/---

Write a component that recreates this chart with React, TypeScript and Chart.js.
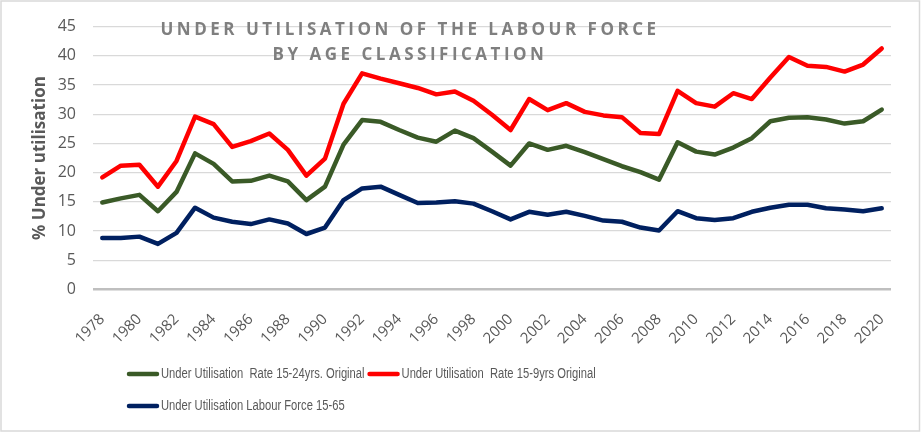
import React, { useEffect, useRef } from "react";
import { Chart, registerables } from "chart.js";

Chart.register(...registerables);

const years: string[] = [
  "1978","1979","1980","1981","1982","1983","1984","1985","1986","1987",
  "1988","1989","1990","1991","1992","1993","1994","1995","1996","1997",
  "1998","1999","2000","2001","2002","2003","2004","2005","2006","2007",
  "2008","2009","2010","2011","2012","2013","2014","2015","2016","2017",
  "2018","2019","2020",
];

const rate15to24: number[] = [
  14.9, 15.6, 16.2, 13.4, 16.7, 23.3, 21.5, 18.5, 18.6, 19.5,
  18.5, 15.3, 17.6, 24.8, 29.0, 28.7, 27.3, 26.0, 25.3, 27.2,
  25.9, 23.6, 21.2, 25.0, 23.9, 24.6, 23.5, 22.3, 21.1, 20.1,
  18.8, 25.2, 23.6, 23.1, 24.3, 25.9, 28.8, 29.4, 29.5, 29.1,
  28.4, 28.8, 30.8,
];

const rate15to19: number[] = [
  19.2, 21.2, 21.35, 17.6, 22.0, 29.6, 28.3, 24.4, 25.4, 26.7,
  23.9, 19.5, 22.4, 31.8, 37.0, 36.1, 35.3, 34.5, 33.4, 33.9,
  32.3, 29.9, 27.3, 32.6, 30.7, 31.9, 30.4, 29.8, 29.5, 26.8,
  26.6, 34.0, 31.9, 31.3, 33.6, 32.6, 36.3, 39.8, 38.3, 38.1,
  37.3, 38.5, 41.25,
];

const labourForce15to65: number[] = [
  8.8, 8.8, 9.05, 7.8, 9.7, 14.0, 12.3, 11.6, 11.2, 12.0,
  11.3, 9.5, 10.6, 15.3, 17.3, 17.6, 16.2, 14.8, 14.9, 15.1,
  14.7, 13.4, 12.0, 13.3, 12.8, 13.3, 12.6, 11.8, 11.6, 10.6,
  10.1, 13.4, 12.2, 11.9, 12.2, 13.3, 14.0, 14.5, 14.5, 13.9,
  13.7, 13.4, 13.9,
];

const seriesLabels: string[] = [
  "Under Utilisation  Rate 15-24yrs. Original",
  "Under Utilisation  Rate 15-9yrs Original",
  "Under Utilisation Labour Force 15-65",
];
const seriesColors: string[] = ["#3a5a27", "#ff0000", "#002060"];

const titleLines: string[] = ["UNDER UTILISATION OF THE LABOUR FORCE", "BY AGE CLASSIFICATION"];
const yAxisTitle = "% Under utilisation";

const decorPlugin = {
  id: "decor",
  afterDraw(chart: any) {
    const ctx: CanvasRenderingContext2D = chart.ctx;
    ctx.save();
    // border
    ctx.strokeStyle = "#d9d9d9";
    ctx.lineWidth = 1.5;
    ctx.strokeRect(1, 1, chart.width - 2.5, chart.height - 3);

    // title
    ctx.fillStyle = "#7f7f7f";
    ctx.font = "bold 17px 'Open Sans'";
    (ctx as any).letterSpacing = "3.5px";
    ctx.textAlign = "center";
    ctx.textBaseline = "middle";
    ctx.fillText(titleLines[0], 410, 30);
    ctx.fillText(titleLines[1], 410, 55);
    (ctx as any).letterSpacing = "0px";

    // legend
    const squeeze = 0.8;
    ctx.font = "14px 'Liberation Sans'";
    ctx.textAlign = "left";
    ctx.textBaseline = "middle";
    const rows = [[0, 1], [2]];
    const rowY = [374, 406];
    rows.forEach((row, r) => {
      let x = 127;
      const y = rowY[r];
      row.forEach((i) => {
        const ds = chart.data.datasets[i];
        ctx.strokeStyle = ds.borderColor;
        ctx.lineWidth = 4.5;
        ctx.lineCap = "round";
        ctx.beginPath();
        ctx.moveTo(x + 2, y);
        ctx.lineTo(x + 30, y);
        ctx.stroke();
        ctx.fillStyle = "#595959";
        ctx.save();
        ctx.translate(x + 34, y);
        ctx.scale(squeeze, 1);
        ctx.fillText(ds.label, 0, 0);
        ctx.restore();
        x += 34 + ctx.measureText(ds.label).width * squeeze + 3;
      });
    });
    ctx.restore();
  },
};

export default function App() {
  const ref = useRef<HTMLCanvasElement | null>(null);
  useEffect(() => {
    if (!ref.current) return;
    const chart = new Chart(ref.current, {
      type: "line",
      data: {
        labels: years,
        datasets: [
          { label: seriesLabels[0], data: rate15to24, borderColor: seriesColors[0], backgroundColor: seriesColors[0] },
          { label: seriesLabels[1], data: rate15to19, borderColor: seriesColors[1], backgroundColor: seriesColors[1] },
          { label: seriesLabels[2], data: labourForce15to65, borderColor: seriesColors[2], backgroundColor: seriesColors[2] },
        ].map((d) => ({
          ...d,
          borderWidth: 4.5,
          pointRadius: 0,
          tension: 0,
          borderJoinStyle: "round" as const,
          borderCapStyle: "round" as const,
          fill: false,
        })),
      },
      options: {
        responsive: false,
        animation: false,
        layout: { padding: { top: 23.5, right: 30, left: 0, bottom: 0 } },
        plugins: {
          legend: { display: false },
          title: { display: false },
          tooltip: { enabled: false },
        },
        scales: {
          x: {
            offset: true,
            grid: { display: false },
            border: { display: false },
            ticks: {
              autoSkip: false,
              maxRotation: 45,
              minRotation: 45,
              padding: 13,
              color: "#595959",
              font: { family: "'Open Sans'", size: 15 },
              callback: (_v: any, i: number) => (i % 2 === 0 ? years[i] : ""),
            },
            afterFit: (s: any) => {
              s.height = 143.5;
            },
          },
          y: {
            min: 0,
            max: 45,
            ticks: {
              stepSize: 5,
              padding: 17,
              color: "#595959",
              font: { family: "'Open Sans'", size: 16 },
            },
            grid: {
              drawTicks: false,
              color: (c: any) => (c.tick && c.tick.value === 0 ? "#bfbfbf" : "#d9d9d9"),
              lineWidth: (c: any) => (c.tick && c.tick.value === 0 ? 2.5 : 1.3),
            },
            border: { display: false },
            title: {
              display: true,
              text: yAxisTitle,
              color: "#595959",
              font: { family: "'Open Sans'", size: 17, weight: "bold" },
              padding: { top: 30, bottom: 0 },
            },
            afterFit: (s: any) => {
              s.width = 93;
            },
          },
        },
      },
      plugins: [decorPlugin],
    });
    return () => chart.destroy();
  }, []);
  return (
    <div style={{ position: "absolute", left: 0, top: 0, width: 921, height: 433, background: "#fff" }}>
      <canvas ref={ref} width={921} height={433} />
    </div>
  );
}
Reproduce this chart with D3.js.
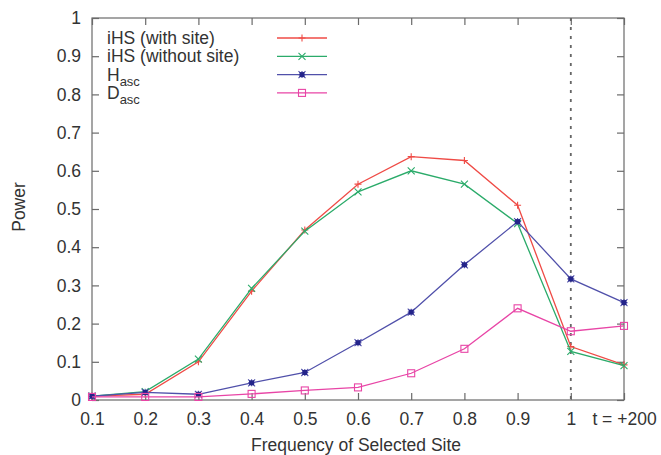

\---

SHORT EXERCISE » Without the pictures, return the entries exactly as they appear.

WRITTEN RESPONSE »
Write a component that recreates this chart with React, TypeScript and Chart.js.
import React, { useEffect, useRef } from "react";
import { Chart, registerables } from "chart.js";

Chart.register(...registerables);

const years: string[] = [
  "1978","1979","1980","1981","1982","1983","1984","1985","1986","1987",
  "1988","1989","1990","1991","1992","1993","1994","1995","1996","1997",
  "1998","1999","2000","2001","2002","2003","2004","2005","2006","2007",
  "2008","2009","2010","2011","2012","2013","2014","2015","2016","2017",
  "2018","2019","2020",
];

const rate15to24: number[] = [
  14.9, 15.6, 16.2, 13.4, 16.7, 23.3, 21.5, 18.5, 18.6, 19.5,
  18.5, 15.3, 17.6, 24.8, 29.0, 28.7, 27.3, 26.0, 25.3, 27.2,
  25.9, 23.6, 21.2, 25.0, 23.9, 24.6, 23.5, 22.3, 21.1, 20.1,
  18.8, 25.2, 23.6, 23.1, 24.3, 25.9, 28.8, 29.4, 29.5, 29.1,
  28.4, 28.8, 30.8,
];

const rate15to19: number[] = [
  19.2, 21.2, 21.35, 17.6, 22.0, 29.6, 28.3, 24.4, 25.4, 26.7,
  23.9, 19.5, 22.4, 31.8, 37.0, 36.1, 35.3, 34.5, 33.4, 33.9,
  32.3, 29.9, 27.3, 32.6, 30.7, 31.9, 30.4, 29.8, 29.5, 26.8,
  26.6, 34.0, 31.9, 31.3, 33.6, 32.6, 36.3, 39.8, 38.3, 38.1,
  37.3, 38.5, 41.25,
];

const labourForce15to65: number[] = [
  8.8, 8.8, 9.05, 7.8, 9.7, 14.0, 12.3, 11.6, 11.2, 12.0,
  11.3, 9.5, 10.6, 15.3, 17.3, 17.6, 16.2, 14.8, 14.9, 15.1,
  14.7, 13.4, 12.0, 13.3, 12.8, 13.3, 12.6, 11.8, 11.6, 10.6,
  10.1, 13.4, 12.2, 11.9, 12.2, 13.3, 14.0, 14.5, 14.5, 13.9,
  13.7, 13.4, 13.9,
];

const seriesLabels: string[] = [
  "Under Utilisation  Rate 15-24yrs. Original",
  "Under Utilisation  Rate 15-9yrs Original",
  "Under Utilisation Labour Force 15-65",
];
const seriesColors: string[] = ["#3a5a27", "#ff0000", "#002060"];

const titleLines: string[] = ["UNDER UTILISATION OF THE LABOUR FORCE", "BY AGE CLASSIFICATION"];
const yAxisTitle = "% Under utilisation";

const decorPlugin = {
  id: "decor",
  afterDraw(chart: any) {
    const ctx: CanvasRenderingContext2D = chart.ctx;
    ctx.save();
    // border
    ctx.strokeStyle = "#d9d9d9";
    ctx.lineWidth = 1.5;
    ctx.strokeRect(1, 1, chart.width - 2.5, chart.height - 3);

    // title
    ctx.fillStyle = "#7f7f7f";
    ctx.font = "bold 17px 'Open Sans'";
    (ctx as any).letterSpacing = "3.5px";
    ctx.textAlign = "center";
    ctx.textBaseline = "middle";
    ctx.fillText(titleLines[0], 410, 30);
    ctx.fillText(titleLines[1], 410, 55);
    (ctx as any).letterSpacing = "0px";

    // legend
    const squeeze = 0.8;
    ctx.font = "14px 'Liberation Sans'";
    ctx.textAlign = "left";
    ctx.textBaseline = "middle";
    const rows = [[0, 1], [2]];
    const rowY = [374, 406];
    rows.forEach((row, r) => {
      let x = 127;
      const y = rowY[r];
      row.forEach((i) => {
        const ds = chart.data.datasets[i];
        ctx.strokeStyle = ds.borderColor;
        ctx.lineWidth = 4.5;
        ctx.lineCap = "round";
        ctx.beginPath();
        ctx.moveTo(x + 2, y);
        ctx.lineTo(x + 30, y);
        ctx.stroke();
        ctx.fillStyle = "#595959";
        ctx.save();
        ctx.translate(x + 34, y);
        ctx.scale(squeeze, 1);
        ctx.fillText(ds.label, 0, 0);
        ctx.restore();
        x += 34 + ctx.measureText(ds.label).width * squeeze + 3;
      });
    });
    ctx.restore();
  },
};

export default function App() {
  const ref = useRef<HTMLCanvasElement | null>(null);
  useEffect(() => {
    if (!ref.current) return;
    const chart = new Chart(ref.current, {
      type: "line",
      data: {
        labels: years,
        datasets: [
          { label: seriesLabels[0], data: rate15to24, borderColor: seriesColors[0], backgroundColor: seriesColors[0] },
          { label: seriesLabels[1], data: rate15to19, borderColor: seriesColors[1], backgroundColor: seriesColors[1] },
          { label: seriesLabels[2], data: labourForce15to65, borderColor: seriesColors[2], backgroundColor: seriesColors[2] },
        ].map((d) => ({
          ...d,
          borderWidth: 4.5,
          pointRadius: 0,
          tension: 0,
          borderJoinStyle: "round" as const,
          borderCapStyle: "round" as const,
          fill: false,
        })),
      },
      options: {
        responsive: false,
        animation: false,
        layout: { padding: { top: 23.5, right: 30, left: 0, bottom: 0 } },
        plugins: {
          legend: { display: false },
          title: { display: false },
          tooltip: { enabled: false },
        },
        scales: {
          x: {
            offset: true,
            grid: { display: false },
            border: { display: false },
            ticks: {
              autoSkip: false,
              maxRotation: 45,
              minRotation: 45,
              padding: 13,
              color: "#595959",
              font: { family: "'Open Sans'", size: 15 },
              callback: (_v: any, i: number) => (i % 2 === 0 ? years[i] : ""),
            },
            afterFit: (s: any) => {
              s.height = 143.5;
            },
          },
          y: {
            min: 0,
            max: 45,
            ticks: {
              stepSize: 5,
              padding: 17,
              color: "#595959",
              font: { family: "'Open Sans'", size: 16 },
            },
            grid: {
              drawTicks: false,
              color: (c: any) => (c.tick && c.tick.value === 0 ? "#bfbfbf" : "#d9d9d9"),
              lineWidth: (c: any) => (c.tick && c.tick.value === 0 ? 2.5 : 1.3),
            },
            border: { display: false },
            title: {
              display: true,
              text: yAxisTitle,
              color: "#595959",
              font: { family: "'Open Sans'", size: 17, weight: "bold" },
              padding: { top: 30, bottom: 0 },
            },
            afterFit: (s: any) => {
              s.width = 93;
            },
          },
        },
      },
      plugins: [decorPlugin],
    });
    return () => chart.destroy();
  }, []);
  return (
    <div style={{ position: "absolute", left: 0, top: 0, width: 921, height: 433, background: "#fff" }}>
      <canvas ref={ref} width={921} height={433} />
    </div>
  );
}
Reproduce this chart with D3.js.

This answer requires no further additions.